During this period, I studied General Relativity and Quantum Field Theory in Curved Spacetime, including work on Hawking radiation and the mass evolution of Schwarzschild black holes. My research included a review of Hawking radiation and discussions on the temporal evolution of a Schwarzschild black hole’s mass, taking this effect into account.

During my PhD, now fully focused on Cosmology, I joined the University of São Paulo in São Paulo and later spent a year as a guest researcher and CCA Predoctoral Fellow at the Flatiron Institute (2022-2023), my first long research experience abroad.

Research interests and ongoing work

Broadly speaking, my research lies at the intersection of cosmology, simulations, and machine learning, with a focus on building robust, physically interpretable, and uncertainty-aware inference methods.

1️⃣ Field-level simulation-based inference for cosmology

A major part of my work focuses on likelihood-free, field-level inference using galaxy and halo catalogs.

  • We showed that graph neural networks (GNNs) combined with moment neural networks (MNNs) can extract cosmological information directly from galaxy phase-space data, probing smaller scales than ever before, while remaining robust to astrophysical uncertainties. More details can be found here.

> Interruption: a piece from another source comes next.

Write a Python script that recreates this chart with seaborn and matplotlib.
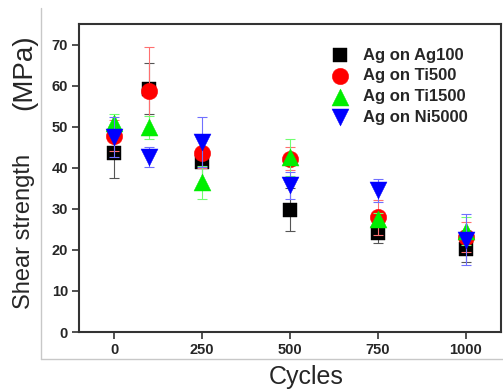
import matplotlib
matplotlib.use("Agg")
import matplotlib.pyplot as plt
from matplotlib.lines import Line2D
import seaborn as sns
import pandas as pd
import numpy as np

cycles = [0, 100, 250, 500, 750, 1000]
series = ["Ag on Ag100", "Ag on Ti500", "Ag on Ti1500", "Ag on Ni5000"]
ag100 = [43.7, 59.2, 41.4, 29.8, 24.2, 20.3]
ag100_err = [6.3, 6.2, 6.0, 5.2, 2.6, 3.2]
ti500 = [47.8, 58.7, 43.7, 42.2, 27.9, 23.2]
ti500_err = [3.8, 10.8, 3.7, 2.8, 4.3, 3.6]
ti1500 = [51.0, 49.9, 36.5, 42.5, 27.4, 24.6]
ti1500_err = [2.2, 2.8, 4.0, 4.4, 1.5, 3.3]
ni5000 = [47.5, 42.6, 46.3, 35.7, 34.5, 22.5]
ni5000_err = [4.8, 2.5, 6.0, 3.3, 2.8, 6.3]
yticks = [0, 10, 20, 30, 40, 50, 60, 70]
xticks = [0, 250, 500, 750, 1000]

values = [ag100, ti500, ti1500, ni5000]
errs = [ag100_err, ti500_err, ti1500_err, ni5000_err]
colors = ["#000000", "#ff0000", "#00ee00", "#0000ff"]
markers = ["s", "o", "^", "v"]
sizes = [95, 140, 150, 150]
err_colors = ["#555555", "#ff7070", "#70ff70", "#7070ff"]

rows = []
for s, v, e in zip(series, values, errs):
    for c, y, ee in zip(cycles, v, e):
        rows.append({"Cycles": c, "Strength": y, "Err": ee, "Series": s})
df = pd.DataFrame(rows)

sns.set_style("white")
plt.rcParams["font.family"] = ["Liberation Sans", "DejaVu Sans"]

fig = plt.figure(figsize=(5.03, 3.89), dpi=100)
ax = fig.add_axes([79/503, 1-332/389, (501-79)/503, (332-24)/389])

for i, s in enumerate(series):
    d = df[df["Series"] == s]
    ax.errorbar(d["Cycles"], d["Strength"], yerr=d["Err"], fmt="none",
                ecolor=err_colors[i], elinewidth=0.8, capsize=3.5, capthick=0.8,
                zorder=2 + i)
    sns.scatterplot(data=d, x="Cycles", y="Strength", marker=markers[i],
                    color=colors[i], s=sizes[i], linewidth=0.3,
                    edgecolor=colors[i], ax=ax, zorder=3 + i, label=s)

ax.set_xlim(-100, 1100)
ax.set_ylim(0, 75)
ax.set_xticks(xticks)
ax.set_yticks(yticks)
ax.tick_params(axis="both", direction="out", length=5, width=1.2,
               color="#333333", labelsize=10.5, pad=3, bottom=True, left=True)
for lab in ax.get_xticklabels() + ax.get_yticklabels():
    lab.set_fontweight("bold")
for sp in ax.spines.values():
    sp.set_color("#333333")
    sp.set_linewidth(1.5)

ax.set_xlabel("Cycles", fontsize=18)
ax.set_ylabel("")
ax.xaxis.set_label_coords(0.538, -0.108)

# y-axis title (two parts, as spaced in the original)
fig.text(24/503, 1-231/389, "Shear strength", rotation=90, fontsize=17,
         ha="center", va="center")
fig.text(24/503, 1-72/389, "(MPa)", rotation=90, fontsize=20,
         ha="center", va="center")

leg = ax.legend(loc="upper left", bbox_to_anchor=(0.563, 0.945), frameon=False,
                prop={"weight": "bold", "size": 12}, handletextpad=0.4,
                labelspacing=0.34, borderaxespad=0)

# light gray page frame
fig.add_artist(Line2D([41/503, 41/503], [1-359/389, 1-8/389], color="#c8c8c8", lw=1))
fig.add_artist(Line2D([41/503, 1.0], [1-359/389, 1-359/389], color="#c8c8c8", lw=1))

fig.savefig("out.png", dpi=100)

  • We extended this framework to include observational effects, such as masking, velocity and radial distance uncertainties, and galaxy selection, demonstrating that these models retain strong performance on realistic data (paper).

  • By combining GNNs with symbolic regression, we extracted analytic equations that explain how these networks infer cosmological parameters, revealing physically interpretable relations that are robust across simulations and galaxy formation models (paper).

  • Within the CAMELS project, we demonstrated that training on diverse hydrodynamical simulations, particularly Astrid, is key to building ML models that generalize across astrophysics and subgrid physics (paper).

  • More recently, we showed that semi-analytic models (SAMs) can be used to train GNN-based inference models that extrapolate remarkably well to full hydrodynamical simulations, offering a fast and efficient path to cosmology-ready mock catalogs (paper).

2️⃣ Improving cosmological covariance matrices with machine learning

I also work on reducing the computational cost of cosmological analyses by improving covariance matrices.

  • Using convolutional neural networks (CNNs), we developed a denoising approach that allows accurate covariance matrices to be constructed from only tens to hundreds of simulations, instead of tens of thousands, while preserving parameter inference accuracy (paper). This work also showed its own extrapolation power after being trained on matrices using data from ExSHalos to data from the Quijote simulations

3️⃣ Modeling the halo-galaxy connection with probabilistic ML

Another core research direction is understanding and modeling the stochastic nature of the halo-galaxy connection.

  • We used multiple ML models (ERT, LGBM, kNN, and NN) and data augmentation techniques (SMOGN) to predict galaxy properties from halo features, improving the description of scatter in halo-galaxy relations (paper).

  • By reformulating regression as a classification problem, we recovered full probability distributions of galaxy properties for the first time (paper).

  • We later compared different probabilistic ML methods, including a multivariate Gaussian distribution, a multilayer perceptron classifier, and normalizing flows, to identify which approaches best capture uncertainty in galaxy populations (paper).

This page

This blog is a space where I share my research and related topics, ranging from how we simulate the Universe on a computer to modern machine learning techniques for cosmology, with the goal of making these ideas accessible while remaining scientifically rigorous.